La filière a déjà  bénéficié des mesures d'urgence instaurées par le gouvernement et communes à l’ensemble des entreprises. À la mi-mai, pas moins de 1,5 milliard d’euros de prêts garantis par l’État (PGE) avaient été accordés aux sociétés de la filière de construction aéronautique et spatiale. Au sein du secteur de fabrication de matériel de transport hors industries automobiles, qui inclut la filière aéronautique, 651 sites industriels ont demandé l’autorisation de mettre en place l’activité partielle depuis le 1er mars, pour quelque 110 000 salariés. “Des discussions sont en cours entre l’État et les partenaires sociaux pour créer un nouveau régime d’activité partielle de longue durée qui permettra de sauver les emplois dans un cadre négocié, avec un co-financement de l’État”, précise Bercy.

Mesures à plus long-terme

Afin de faire face aux défis sur le plus long-terme, le gouvernement prévoit d'accroître le soutien de Bpifrance Assurance Export pour les exportations du secteur.

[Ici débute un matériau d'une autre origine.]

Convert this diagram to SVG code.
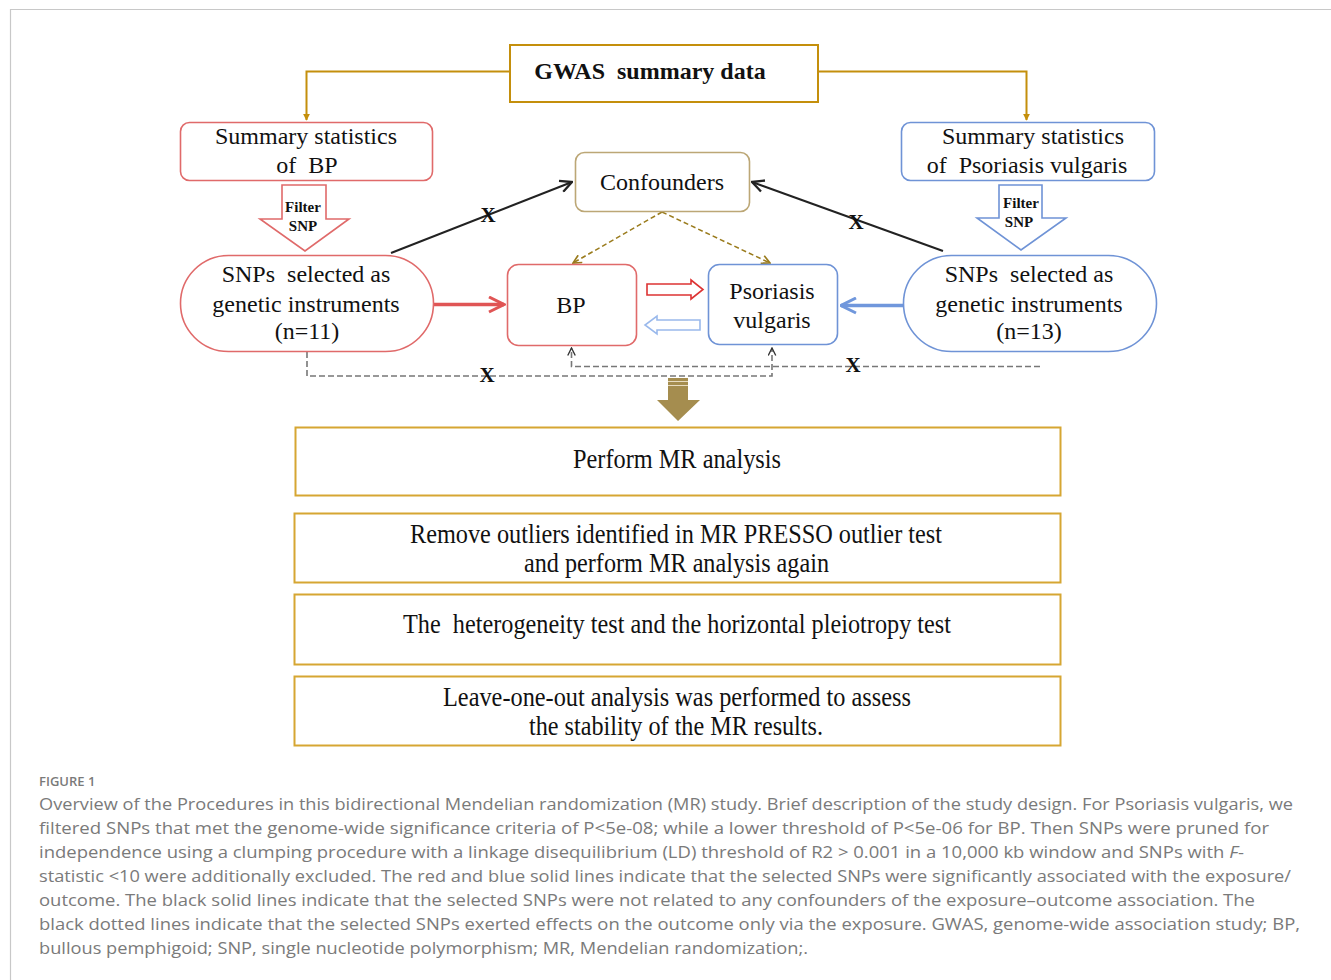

Par ailleurs, il souhaite mettre en place un moratoire sur les remboursements des crédits à l’exportation octroyés aux compagnies aériennes pendant douze mois à partir de fin mars 2020. En contrepartie de ce moratoire, les compagnies bénéficiaires s’engagent, jusqu’au complet remboursement de la partie reportée du crédit, à ne pas verser de dividendes ou d’autres montants à leurs actionnaires (incluant les prêts d’actionnaire), et à ne pas mettre en œuvre de programmes de rachat d’actions. 

Autre mesure : Bercy veut proposer avec les États membres de l’Union européenne un assouplissement temporaire de l’accord aéronautique de l’Arrangement OCDE. “La France défendra, dans le cadre de cette négociation, la prise en compte d’une ambition environnementale forte afin que la mise en œuvre d’un tel assouplissement temporaire incite les bénéficiaires à déployer des stratégies de mesure et de réduction ou de compensation de leurs émissions de gaz à effet de serre”, poursuit Bercy.

Soutenir l’offre

Bruno Le Maire insiste en outre sur la nécessité de soutenir parallèlement l’offre. Il annonce la création d’un fonds d’investissement aéronautique afin de préserver les savoir-faire critiques et d'améliorer la compétitivité des PME et ETI. À terme, l’enveloppe pourrait atteindre le milliard d’euros en dette et en fonds propres. Une première levée de fonds de 500 millions est prévue dès le mois de juillet. “Les quatre principaux industriels du Gifas (Airbus, Safran, Dassault-Aviation et Thales) ont, pour la première fois, pris l’engagement d’investir ensemble et conjointement avec l'État via Bpifrance dans un fonds d'investissement destiné à soutenir, renforcer et développer les entreprises françaises du secteur aéronautique fragilisées par la crise sanitaire et économique actuelle”, indique le locataire de Bercy, qualifiant cette initiative de “révolution”. 

L’État prévoit également de créer un fonds d’accompagnement public à la diversification, à la modernisation et à la transformation environnementale des procédés pour un montant de 300 millions d’euros. Il affiche aussi son ambition de développer un avion décarboné d’ici à 2035 au lieu de la date de 2050 initialement prévue. En tout 1,5 milliard d’euros seront consacrés à l’accélération de la recherche et à la construction de cet avion. “Le fil rouge de la relance française est la décarbonisation de l’économie”, martèle Bruno Le Maire.

L’armée en soutien

Le gouvernement active également un autre levier afin de faire face à la crise : celui de l’armée. La ministre en charge de ce portefeuille, Florence Parly a pris la parole mardi 9 juin pour annoncer un plan d’anticipation des commandes d’avions, d’hélicoptères et de drones militaires. Le montant total de ces commandes sera de 832 millions d’euros et apportera un soutien concret notamment aux PME et ETI. Cette accélération permettra de sauvegarder 12 000 emplois sur trois ans. Car, comme l’a rappelé la ministre, la défense de la France passe aussi par la défense de son économie.